Haben die Migrantinnen und Migranten dort irgendwelche Perspektiven?

Die Menschen, die wir sprechen konnten, sind sehr verzweifelt. Man sagt ihnen nicht, was nach der Quarantäne mit ihnen passieren soll. Die Syrer geniessen einen gewissen Schutzstatus in der Türkei, der aber per Dekret jederzeit aufgehoben werden kann. Das gilt nicht für die vielen Afghanen. Sie befürchten, dass sie nach der Corona-Krise abgeschoben werden.

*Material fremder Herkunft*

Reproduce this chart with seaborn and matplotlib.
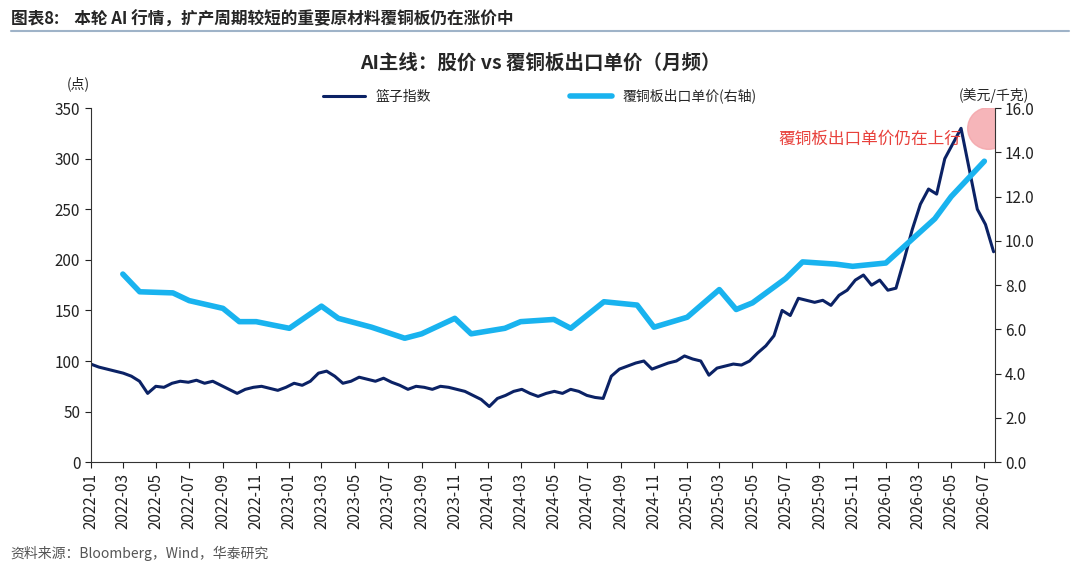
import numpy as np
import pandas as pd
import matplotlib
matplotlib.use('Agg')
import matplotlib.pyplot as plt
import matplotlib.dates as mdates
import seaborn as sns

sns.set_style('white')
plt.rcParams['font.family'] = ['Noto Sans CJK SC', 'DejaVu Sans']

# 覆铜板出口单价（月频，美元/千克）
ccl_months = ['2022-03', '2022-04', '2022-06', '2022-07', '2022-09', '2022-10', '2022-11',
              '2022-12', '2023-01', '2023-03', '2023-04', '2023-06', '2023-08', '2023-09',
              '2023-11', '2023-12', '2024-02', '2024-03', '2024-05', '2024-06', '2024-08',
              '2024-10', '2024-11', '2025-01', '2025-03', '2025-04', '2025-05', '2025-07',
              '2025-08', '2025-10', '2025-11', '2026-01', '2026-04', '2026-05', '2026-07']
ccl_price = [8.5, 7.7, 7.65, 7.3, 6.95, 6.35, 6.35,
             6.2, 6.05, 7.05, 6.5, 6.1, 5.6, 5.8,
             6.5, 5.8, 6.05, 6.35, 6.45, 6.05, 7.25,
             7.1, 6.1, 6.55, 7.8, 6.9, 7.2, 8.3,
             9.05, 8.95, 8.85, 9.0, 11.0, 12.0, 13.6]

# 篮子指数（约半月一个读数）
basket = [97, 94, 92, 90, 88, 85, 80, 68, 75, 74, 78, 80, 79, 81, 78, 80, 76, 72, 68, 72,
          74, 75, 73, 71, 74, 78, 76, 80, 88, 90, 85, 78, 80, 84, 82, 80, 83, 79, 76, 72,
          75, 74, 72, 75, 74, 72, 70, 66, 62, 55, 63, 66, 70, 72, 68, 65, 68, 70, 68, 72,
          70, 66, 64, 63, 85, 92, 95, 98, 100, 92, 95, 98, 100, 105, 102, 100, 86, 93, 95, 97,
          96, 100, 108, 115, 125, 150, 145, 162, 160, 158, 160, 155, 165, 170, 180, 185, 175, 180,
          170, 172, 200, 230, 255, 270, 265, 300, 315, 330, 290, 250, 235, 208]
basket_start, basket_end = '2022-01-01', '2026-07-18'

dates = pd.to_datetime(np.linspace(pd.Timestamp(basket_start).value,
                                   pd.Timestamp(basket_end).value, len(basket)))
df_b = pd.DataFrame({'date': dates, 'value': basket})
df_c = pd.DataFrame({'date': pd.to_datetime(ccl_months), 'value': ccl_price})

fig = plt.figure(figsize=(10.8, 5.72), dpi=100)
ax = fig.add_axes([0.084, 0.192, 0.837, 0.619])
ax2 = ax.twinx()

sns.lineplot(data=df_b, x='date', y='value', ax=ax, color='#0b2265', lw=2.2, label='篮子指数', legend=False)
sns.lineplot(data=df_c, x='date', y='value', ax=ax2, color='#19b3ef', lw=4, label='覆铜板出口单价(右轴)', legend=False)

ax.set_ylim(0, 350)
ax.set_yticks(range(0, 351, 50))
ax2.set_ylim(0, 16)
ax2.set_yticks(np.arange(0, 16.1, 2))
ax2.set_yticklabels([f'{v:.1f}' for v in np.arange(0, 16.1, 2)])
ax.set_xlim(pd.Timestamp('2022-01-01'), pd.Timestamp('2026-07-20'))
ax.xaxis.set_major_locator(mdates.MonthLocator(bymonth=[1, 3, 5, 7, 9, 11]))
ax.xaxis.set_major_formatter(mdates.DateFormatter('%Y-%m'))
for lab in ax.get_xticklabels():
    lab.set_rotation(90)
ax.set_xlabel('')
ax.set_ylabel('')
ax2.set_ylabel('')
for a in (ax, ax2):
    a.spines['top'].set_visible(False)
    a.tick_params(labelsize=11, length=4, direction='out', colors='#222222')
    for s in a.spines.values():
        s.set_color('#333333')
ax.tick_params(axis='both', left=True, bottom=True)
ax2.tick_params(right=True)
ax.spines['right'].set_visible(False)
ax2.spines['left'].set_visible(False)
ax2.spines['bottom'].set_visible(False)

# 标注
ax2.scatter([pd.Timestamp('2026-07-08')], [15.1], s=900, color='#f4a3a8', alpha=0.8, zorder=0)
ax2.text(pd.Timestamp('2026-05-20'), 14.6, '覆铜板出口单价仍在上行', color='#e8413c',
         fontsize=12, ha='right', va='center')

h1, l1 = ax.get_legend_handles_labels()
h2, l2 = ax2.get_legend_handles_labels()
fig.legend(h1 + h2, l1 + l2, loc='center', bbox_to_anchor=(0.5, 0.832), ncol=2,
           frameon=False, fontsize=10, columnspacing=10, handlelength=3)

fig.text(0.062, 0.845, '(点)', fontsize=10)
fig.text(0.888, 0.825, '(美元/千克)', fontsize=10)
fig.text(0.5, 0.88, 'AI主线：股价 vs 覆铜板出口单价（月频）', fontsize=14, fontweight='bold', ha='center')
fig.text(0.01, 0.965, '图表8:    本轮 AI 行情，扩产周期较短的重要原材料覆铜板仍在涨价中',
         fontsize=12, fontweight='bold', va='center')
fig.add_artist(plt.Line2D([0.01, 0.99], [0.945, 0.945], color='#9fb3c8', lw=1.5))
fig.text(0.01, 0.025, '资料来源：Bloomberg，Wind，华泰研究', fontsize=10, color='#555555')

fig.savefig('out.png', dpi=100)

Man sagt den Menschen nicht, was nach der Quarantäne mit ihnen passieren soll.
Autor: Christian Buttkereit

Einige Länder haben vor der Corona-Krise angeboten, Flüchtlinge aufzunehmen, krebsten danach aber zurück. Wie ist der aktuelle Stand?

Das betrifft überwiegend die Flüchtlinge aus den überfüllten Lagern auf den griechischen Inseln. Und dabei Minderjährige unter 14 Jahren oder dringend behandlungsbedürftige Menschen. Nach aktuellem Stand will man diese Leute trotz Corona weiterhin aufnehmen. In der Befürchtung, das Virus könnte sich in den völlig überfüllten Lagern rasch ausbreiten.

Es geht vor allem auch um Menschen mit Vorerkrankungen und Kinder, deren Immunsystem aufgrund der Lebensbedingungen geschwächt ist. Hier will man jetzt, soweit die EU-Kommission das bisher kommuniziert hat, doch in den nächsten Tagen schon handeln.

Das Gespräch führte Ivana Pribakovic.